- _The exercise_
Working from the top of the listing below, retype each line through the line containing "Chart.register(...registerables);", both included, with no pictures.

Source code of charts
"""

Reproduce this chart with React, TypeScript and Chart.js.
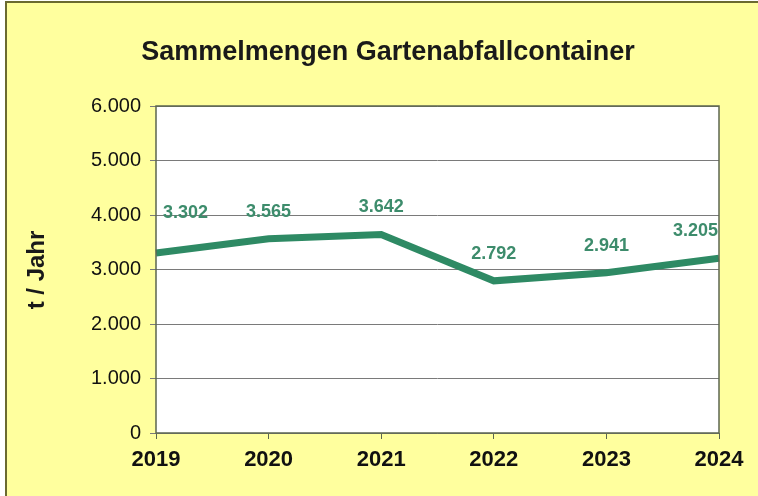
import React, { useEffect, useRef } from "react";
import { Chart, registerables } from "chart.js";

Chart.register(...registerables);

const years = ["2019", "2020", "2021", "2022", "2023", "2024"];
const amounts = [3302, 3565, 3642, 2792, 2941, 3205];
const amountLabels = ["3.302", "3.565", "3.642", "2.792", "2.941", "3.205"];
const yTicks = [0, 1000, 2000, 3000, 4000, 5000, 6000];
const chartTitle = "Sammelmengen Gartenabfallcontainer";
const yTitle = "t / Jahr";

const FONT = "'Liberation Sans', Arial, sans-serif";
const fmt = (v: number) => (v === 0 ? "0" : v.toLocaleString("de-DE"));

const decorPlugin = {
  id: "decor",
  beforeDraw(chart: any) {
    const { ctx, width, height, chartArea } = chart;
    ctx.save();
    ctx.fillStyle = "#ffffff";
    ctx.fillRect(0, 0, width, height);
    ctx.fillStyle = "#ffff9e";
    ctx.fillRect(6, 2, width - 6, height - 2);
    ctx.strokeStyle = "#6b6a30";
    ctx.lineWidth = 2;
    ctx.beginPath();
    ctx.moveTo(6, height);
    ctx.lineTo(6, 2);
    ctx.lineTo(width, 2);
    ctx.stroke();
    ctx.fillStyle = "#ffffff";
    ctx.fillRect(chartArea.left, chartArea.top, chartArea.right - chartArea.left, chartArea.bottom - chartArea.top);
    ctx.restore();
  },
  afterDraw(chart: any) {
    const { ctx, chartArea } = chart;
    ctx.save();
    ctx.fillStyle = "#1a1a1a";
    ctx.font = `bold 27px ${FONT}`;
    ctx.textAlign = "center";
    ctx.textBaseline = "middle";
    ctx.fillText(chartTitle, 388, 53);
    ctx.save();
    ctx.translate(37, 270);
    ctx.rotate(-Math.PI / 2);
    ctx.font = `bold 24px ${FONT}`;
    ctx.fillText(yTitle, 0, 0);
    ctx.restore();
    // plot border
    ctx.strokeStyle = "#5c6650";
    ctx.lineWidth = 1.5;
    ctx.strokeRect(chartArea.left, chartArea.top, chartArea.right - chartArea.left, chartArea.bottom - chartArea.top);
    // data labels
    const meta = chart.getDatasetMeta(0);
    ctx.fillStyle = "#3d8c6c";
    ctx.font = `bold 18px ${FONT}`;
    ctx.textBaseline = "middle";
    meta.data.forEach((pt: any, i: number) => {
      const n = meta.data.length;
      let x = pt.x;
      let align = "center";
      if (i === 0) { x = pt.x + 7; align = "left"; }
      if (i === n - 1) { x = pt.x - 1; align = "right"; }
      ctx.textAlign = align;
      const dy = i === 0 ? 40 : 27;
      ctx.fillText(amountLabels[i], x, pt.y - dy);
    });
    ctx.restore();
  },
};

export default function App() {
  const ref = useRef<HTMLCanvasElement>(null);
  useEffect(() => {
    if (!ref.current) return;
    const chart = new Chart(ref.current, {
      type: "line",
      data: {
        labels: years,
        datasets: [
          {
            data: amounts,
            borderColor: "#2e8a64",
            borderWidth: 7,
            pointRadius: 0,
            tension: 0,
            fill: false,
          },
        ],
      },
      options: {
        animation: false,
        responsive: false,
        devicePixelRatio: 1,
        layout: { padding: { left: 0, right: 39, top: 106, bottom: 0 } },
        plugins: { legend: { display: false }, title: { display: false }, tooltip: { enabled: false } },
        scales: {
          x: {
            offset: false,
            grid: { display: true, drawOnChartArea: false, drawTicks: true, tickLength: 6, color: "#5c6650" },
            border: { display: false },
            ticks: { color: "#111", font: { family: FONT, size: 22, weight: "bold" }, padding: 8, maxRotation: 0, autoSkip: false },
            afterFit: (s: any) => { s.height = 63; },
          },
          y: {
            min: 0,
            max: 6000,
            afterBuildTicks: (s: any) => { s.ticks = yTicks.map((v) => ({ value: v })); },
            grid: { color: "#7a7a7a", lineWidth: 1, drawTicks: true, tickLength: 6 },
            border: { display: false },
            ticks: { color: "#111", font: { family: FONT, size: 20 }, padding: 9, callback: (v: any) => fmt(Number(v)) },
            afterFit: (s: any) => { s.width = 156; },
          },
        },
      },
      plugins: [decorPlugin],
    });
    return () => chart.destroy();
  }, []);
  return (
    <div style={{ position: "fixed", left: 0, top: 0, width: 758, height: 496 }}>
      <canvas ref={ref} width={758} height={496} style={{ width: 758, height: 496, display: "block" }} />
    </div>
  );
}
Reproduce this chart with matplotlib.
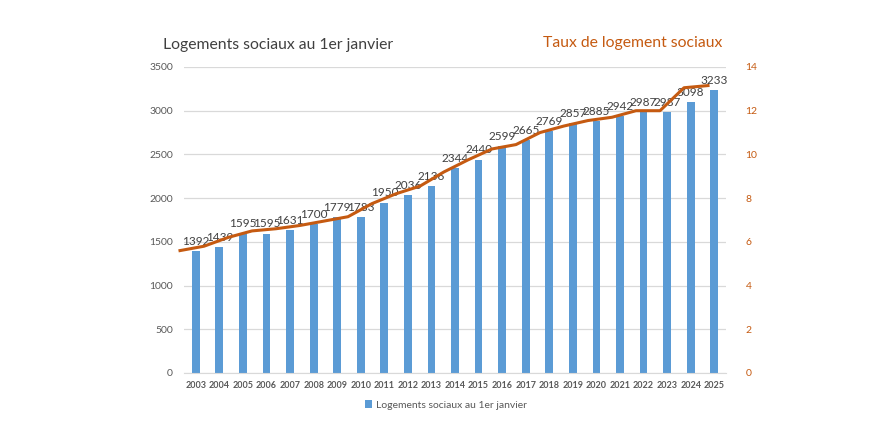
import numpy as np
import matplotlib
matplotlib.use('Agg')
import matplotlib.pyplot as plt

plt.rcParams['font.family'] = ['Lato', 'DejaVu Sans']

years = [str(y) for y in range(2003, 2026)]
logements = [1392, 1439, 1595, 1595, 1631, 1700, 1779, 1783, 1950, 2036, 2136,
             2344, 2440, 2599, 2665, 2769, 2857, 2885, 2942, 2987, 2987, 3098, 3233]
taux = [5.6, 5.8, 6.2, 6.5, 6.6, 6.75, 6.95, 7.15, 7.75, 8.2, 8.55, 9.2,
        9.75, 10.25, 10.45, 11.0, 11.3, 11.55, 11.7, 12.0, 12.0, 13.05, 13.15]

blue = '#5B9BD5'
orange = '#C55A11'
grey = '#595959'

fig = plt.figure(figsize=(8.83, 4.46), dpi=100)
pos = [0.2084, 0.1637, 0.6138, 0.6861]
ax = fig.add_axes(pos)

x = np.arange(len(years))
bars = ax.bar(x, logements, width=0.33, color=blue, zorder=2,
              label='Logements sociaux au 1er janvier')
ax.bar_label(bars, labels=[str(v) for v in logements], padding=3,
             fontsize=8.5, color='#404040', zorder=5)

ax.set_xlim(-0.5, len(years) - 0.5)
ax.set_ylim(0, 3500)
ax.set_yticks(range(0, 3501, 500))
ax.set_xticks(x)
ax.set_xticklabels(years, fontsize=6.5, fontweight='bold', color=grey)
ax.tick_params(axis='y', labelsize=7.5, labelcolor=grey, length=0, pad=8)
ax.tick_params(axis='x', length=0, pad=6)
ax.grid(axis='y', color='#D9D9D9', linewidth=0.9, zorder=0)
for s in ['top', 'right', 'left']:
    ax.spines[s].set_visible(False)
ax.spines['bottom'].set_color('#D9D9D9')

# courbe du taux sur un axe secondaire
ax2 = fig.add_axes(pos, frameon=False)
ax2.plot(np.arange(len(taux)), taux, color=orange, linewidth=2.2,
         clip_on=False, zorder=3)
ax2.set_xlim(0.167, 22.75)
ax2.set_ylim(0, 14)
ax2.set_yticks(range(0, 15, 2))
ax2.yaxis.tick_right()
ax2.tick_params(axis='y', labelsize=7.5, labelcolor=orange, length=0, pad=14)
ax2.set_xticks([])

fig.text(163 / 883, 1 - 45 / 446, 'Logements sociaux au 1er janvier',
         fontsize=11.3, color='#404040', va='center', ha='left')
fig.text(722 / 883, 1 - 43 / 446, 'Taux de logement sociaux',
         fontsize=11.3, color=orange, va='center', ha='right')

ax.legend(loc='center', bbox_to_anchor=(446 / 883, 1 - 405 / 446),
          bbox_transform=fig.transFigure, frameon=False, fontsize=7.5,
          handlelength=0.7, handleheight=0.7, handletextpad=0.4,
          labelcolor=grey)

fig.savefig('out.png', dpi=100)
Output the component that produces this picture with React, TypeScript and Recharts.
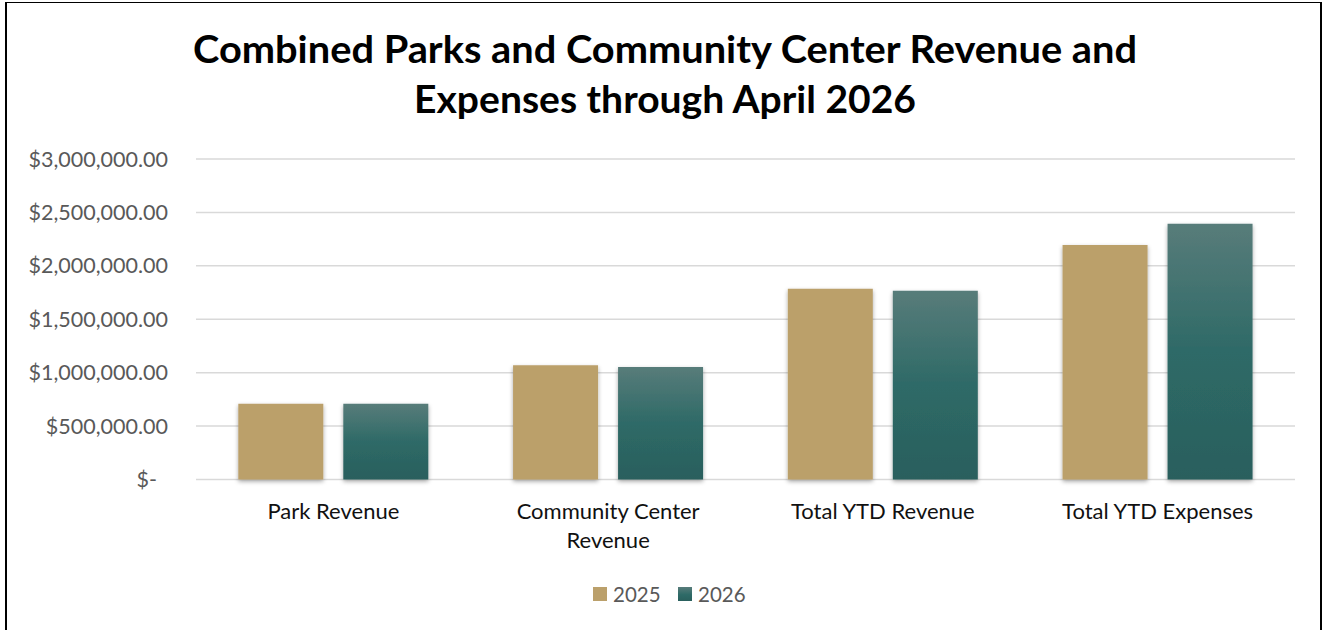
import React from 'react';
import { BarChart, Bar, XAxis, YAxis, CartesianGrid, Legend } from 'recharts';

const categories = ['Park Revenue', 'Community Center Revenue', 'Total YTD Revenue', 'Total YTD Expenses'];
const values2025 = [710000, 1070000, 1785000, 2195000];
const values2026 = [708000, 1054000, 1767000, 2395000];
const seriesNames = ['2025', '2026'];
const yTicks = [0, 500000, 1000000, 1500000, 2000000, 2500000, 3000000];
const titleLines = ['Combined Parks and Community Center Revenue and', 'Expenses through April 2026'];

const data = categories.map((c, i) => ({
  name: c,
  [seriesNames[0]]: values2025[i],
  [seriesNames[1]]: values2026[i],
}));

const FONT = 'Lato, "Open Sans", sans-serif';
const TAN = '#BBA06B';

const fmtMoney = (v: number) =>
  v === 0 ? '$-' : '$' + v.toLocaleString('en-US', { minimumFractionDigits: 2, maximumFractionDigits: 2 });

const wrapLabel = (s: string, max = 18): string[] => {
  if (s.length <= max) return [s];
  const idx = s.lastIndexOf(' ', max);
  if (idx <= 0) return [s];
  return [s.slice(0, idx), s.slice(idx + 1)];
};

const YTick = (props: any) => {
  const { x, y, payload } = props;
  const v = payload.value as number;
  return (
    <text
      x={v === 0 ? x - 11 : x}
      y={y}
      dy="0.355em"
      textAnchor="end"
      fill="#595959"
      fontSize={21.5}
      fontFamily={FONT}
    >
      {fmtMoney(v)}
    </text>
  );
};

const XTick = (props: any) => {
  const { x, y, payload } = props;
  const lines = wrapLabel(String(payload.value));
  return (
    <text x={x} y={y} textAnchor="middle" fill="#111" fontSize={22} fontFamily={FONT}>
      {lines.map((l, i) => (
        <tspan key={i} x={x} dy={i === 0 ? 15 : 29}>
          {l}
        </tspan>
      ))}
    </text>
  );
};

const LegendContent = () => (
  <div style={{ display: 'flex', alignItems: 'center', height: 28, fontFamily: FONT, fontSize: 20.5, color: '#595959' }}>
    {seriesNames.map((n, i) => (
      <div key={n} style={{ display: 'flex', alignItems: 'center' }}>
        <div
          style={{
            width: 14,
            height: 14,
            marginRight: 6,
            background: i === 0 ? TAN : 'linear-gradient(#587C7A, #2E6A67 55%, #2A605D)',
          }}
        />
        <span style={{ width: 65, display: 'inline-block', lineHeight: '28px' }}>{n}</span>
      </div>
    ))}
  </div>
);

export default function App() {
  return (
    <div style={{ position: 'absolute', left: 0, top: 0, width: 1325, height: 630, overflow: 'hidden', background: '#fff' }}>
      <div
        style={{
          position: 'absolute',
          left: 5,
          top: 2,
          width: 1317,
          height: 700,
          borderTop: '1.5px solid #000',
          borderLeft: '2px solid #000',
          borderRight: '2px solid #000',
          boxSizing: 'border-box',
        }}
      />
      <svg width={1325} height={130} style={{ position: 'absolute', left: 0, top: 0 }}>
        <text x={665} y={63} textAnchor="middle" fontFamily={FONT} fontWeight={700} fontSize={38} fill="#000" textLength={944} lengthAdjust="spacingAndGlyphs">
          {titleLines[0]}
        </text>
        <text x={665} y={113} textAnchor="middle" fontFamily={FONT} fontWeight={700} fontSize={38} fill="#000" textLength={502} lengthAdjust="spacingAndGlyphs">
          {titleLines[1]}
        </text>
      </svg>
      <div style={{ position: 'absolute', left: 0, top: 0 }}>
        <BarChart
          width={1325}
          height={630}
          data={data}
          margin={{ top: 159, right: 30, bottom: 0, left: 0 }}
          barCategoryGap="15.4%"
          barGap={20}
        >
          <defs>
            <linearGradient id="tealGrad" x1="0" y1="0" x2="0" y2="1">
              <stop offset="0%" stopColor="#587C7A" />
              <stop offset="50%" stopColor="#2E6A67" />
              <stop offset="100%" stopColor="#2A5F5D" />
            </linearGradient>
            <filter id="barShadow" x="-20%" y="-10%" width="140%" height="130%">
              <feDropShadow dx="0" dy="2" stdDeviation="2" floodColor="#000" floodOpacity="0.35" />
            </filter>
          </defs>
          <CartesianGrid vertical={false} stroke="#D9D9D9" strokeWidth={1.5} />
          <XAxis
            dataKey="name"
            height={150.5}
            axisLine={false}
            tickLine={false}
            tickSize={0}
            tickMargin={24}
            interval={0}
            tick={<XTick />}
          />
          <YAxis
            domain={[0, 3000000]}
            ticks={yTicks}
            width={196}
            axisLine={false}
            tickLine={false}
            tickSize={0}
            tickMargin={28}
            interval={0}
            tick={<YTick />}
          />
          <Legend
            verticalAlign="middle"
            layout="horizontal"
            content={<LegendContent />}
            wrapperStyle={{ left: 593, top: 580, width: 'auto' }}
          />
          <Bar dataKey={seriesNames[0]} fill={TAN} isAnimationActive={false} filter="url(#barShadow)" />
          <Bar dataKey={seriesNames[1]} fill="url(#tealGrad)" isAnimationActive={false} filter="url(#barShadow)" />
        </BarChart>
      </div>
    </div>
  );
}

"""

- _Final answer_
Reproduce this chart with React, TypeScript and Chart.js.
import React, { useEffect, useRef } from "react";
import { Chart, registerables } from "chart.js";

Chart.register(...registerables);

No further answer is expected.